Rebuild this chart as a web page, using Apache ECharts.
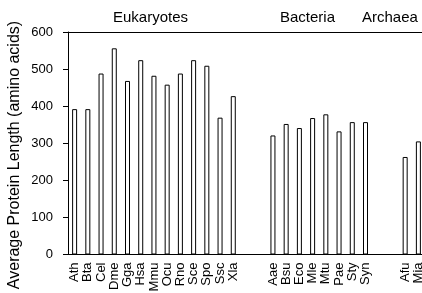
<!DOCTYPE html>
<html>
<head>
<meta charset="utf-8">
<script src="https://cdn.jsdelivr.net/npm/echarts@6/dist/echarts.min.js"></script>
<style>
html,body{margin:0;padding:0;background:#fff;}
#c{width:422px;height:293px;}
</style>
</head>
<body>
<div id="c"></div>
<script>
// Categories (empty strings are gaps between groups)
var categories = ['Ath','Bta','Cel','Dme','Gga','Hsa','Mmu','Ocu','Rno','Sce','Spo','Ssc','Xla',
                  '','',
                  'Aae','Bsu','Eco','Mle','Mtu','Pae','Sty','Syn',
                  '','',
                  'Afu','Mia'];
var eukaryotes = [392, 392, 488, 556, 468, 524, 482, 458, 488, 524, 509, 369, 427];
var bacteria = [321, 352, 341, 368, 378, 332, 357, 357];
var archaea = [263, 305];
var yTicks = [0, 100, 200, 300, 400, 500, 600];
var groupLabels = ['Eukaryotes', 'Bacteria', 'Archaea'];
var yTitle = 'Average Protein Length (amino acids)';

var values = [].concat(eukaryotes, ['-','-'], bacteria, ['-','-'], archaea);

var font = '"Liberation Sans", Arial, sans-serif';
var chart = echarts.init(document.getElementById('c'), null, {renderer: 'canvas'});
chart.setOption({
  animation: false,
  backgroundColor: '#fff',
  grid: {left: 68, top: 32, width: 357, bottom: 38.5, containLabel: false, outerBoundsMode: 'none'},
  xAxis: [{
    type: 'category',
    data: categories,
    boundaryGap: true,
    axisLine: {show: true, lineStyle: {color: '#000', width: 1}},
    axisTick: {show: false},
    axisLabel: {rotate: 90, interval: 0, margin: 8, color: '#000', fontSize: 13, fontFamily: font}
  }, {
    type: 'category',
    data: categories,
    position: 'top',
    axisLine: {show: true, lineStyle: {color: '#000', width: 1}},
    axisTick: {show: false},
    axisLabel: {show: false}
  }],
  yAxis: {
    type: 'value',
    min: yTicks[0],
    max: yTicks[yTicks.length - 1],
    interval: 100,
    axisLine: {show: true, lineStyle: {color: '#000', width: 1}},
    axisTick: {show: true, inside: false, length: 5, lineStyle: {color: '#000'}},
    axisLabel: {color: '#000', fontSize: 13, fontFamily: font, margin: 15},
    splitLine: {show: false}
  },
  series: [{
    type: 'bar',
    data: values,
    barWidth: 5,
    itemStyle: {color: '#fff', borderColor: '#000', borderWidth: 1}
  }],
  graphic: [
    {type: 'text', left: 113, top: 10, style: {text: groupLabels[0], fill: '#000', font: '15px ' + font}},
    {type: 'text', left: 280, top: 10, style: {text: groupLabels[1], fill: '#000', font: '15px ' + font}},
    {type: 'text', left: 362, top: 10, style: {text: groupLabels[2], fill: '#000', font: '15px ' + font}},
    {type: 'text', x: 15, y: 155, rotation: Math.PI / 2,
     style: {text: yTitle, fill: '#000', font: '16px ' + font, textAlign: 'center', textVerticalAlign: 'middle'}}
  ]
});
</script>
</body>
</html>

# What the exercise asks
Return each line exactly as written. Any picture gets left out.

# Solved exercise
Rebuild this chart as a web page, using Apache ECharts.
<!DOCTYPE html>
<html>
<head>
<meta charset="utf-8">
<script src="https://cdn.jsdelivr.net/npm/echarts@6/dist/echarts.min.js"></script>
<style>
html,body{margin:0;padding:0;background:#fff;}
#c{width:422px;height:293px;}
</style>
</head>
<body>
<div id="c"></div>
<script>
// Categories (empty strings are gaps between groups)
var categories = ['Ath','Bta','Cel','Dme','Gga','Hsa','Mmu','Ocu','Rno','Sce','Spo','Ssc','Xla',
                  '','',
                  'Aae','Bsu','Eco','Mle','Mtu','Pae','Sty','Syn',
                  '','',
                  'Afu','Mia'];
var eukaryotes = [392, 392, 488, 556, 468, 524, 482, 458, 488, 524, 509, 369, 427];
var bacteria = [321, 352, 341, 368, 378, 332, 357, 357];
var archaea = [263, 305];
var yTicks = [0, 100, 200, 300, 400, 500, 600];
var groupLabels = ['Eukaryotes', 'Bacteria', 'Archaea'];
var yTitle = 'Average Protein Length (amino acids)';

var values = [].concat(eukaryotes, ['-','-'], bacteria, ['-','-'], archaea);

var font = '"Liberation Sans", Arial, sans-serif';
var chart = echarts.init(document.getElementById('c'), null, {renderer: 'canvas'});
chart.setOption({
  animation: false,
  backgroundColor: '#fff',
  grid: {left: 68, top: 32, width: 357, bottom: 38.5, containLabel: false, outerBoundsMode: 'none'},
  xAxis: [{
    type: 'category',
    data: categories,
    boundaryGap: true,
    axisLine: {show: true, lineStyle: {color: '#000', width: 1}},
    axisTick: {show: false},
    axisLabel: {rotate: 90, interval: 0, margin: 8, color: '#000', fontSize: 13, fontFamily: font}
  }, {
    type: 'category',
    data: categories,
    position: 'top',
    axisLine: {show: true, lineStyle: {color: '#000', width: 1}},
    axisTick: {show: false},
    axisLabel: {show: false}
  }],
  yAxis: {
    type: 'value',
    min: yTicks[0],
    max: yTicks[yTicks.length - 1],
    interval: 100,
    axisLine: {show: true, lineStyle: {color: '#000', width: 1}},
    axisTick: {show: true, inside: false, length: 5, lineStyle: {color: '#000'}},
    axisLabel: {color: '#000', fontSize: 13, fontFamily: font, margin: 15},
    splitLine: {show: false}
  },
  series: [{
    type: 'bar',
    data: values,
    barWidth: 5,
    itemStyle: {color: '#fff', borderColor: '#000', borderWidth: 1}
  }],
  graphic: [
    {type: 'text', left: 113, top: 10, style: {text: groupLabels[0], fill: '#000', font: '15px ' + font}},
    {type: 'text', left: 280, top: 10, style: {text: groupLabels[1], fill: '#000', font: '15px ' + font}},
    {type: 'text', left: 362, top: 10, style: {text: groupLabels[2], fill: '#000', font: '15px ' + font}},
    {type: 'text', x: 15, y: 155, rotation: Math.PI / 2,
     style: {text: yTitle, fill: '#000', font: '16px ' + font, textAlign: 'center', textVerticalAlign: 'middle'}}
  ]
});
</script>
</body>
</html>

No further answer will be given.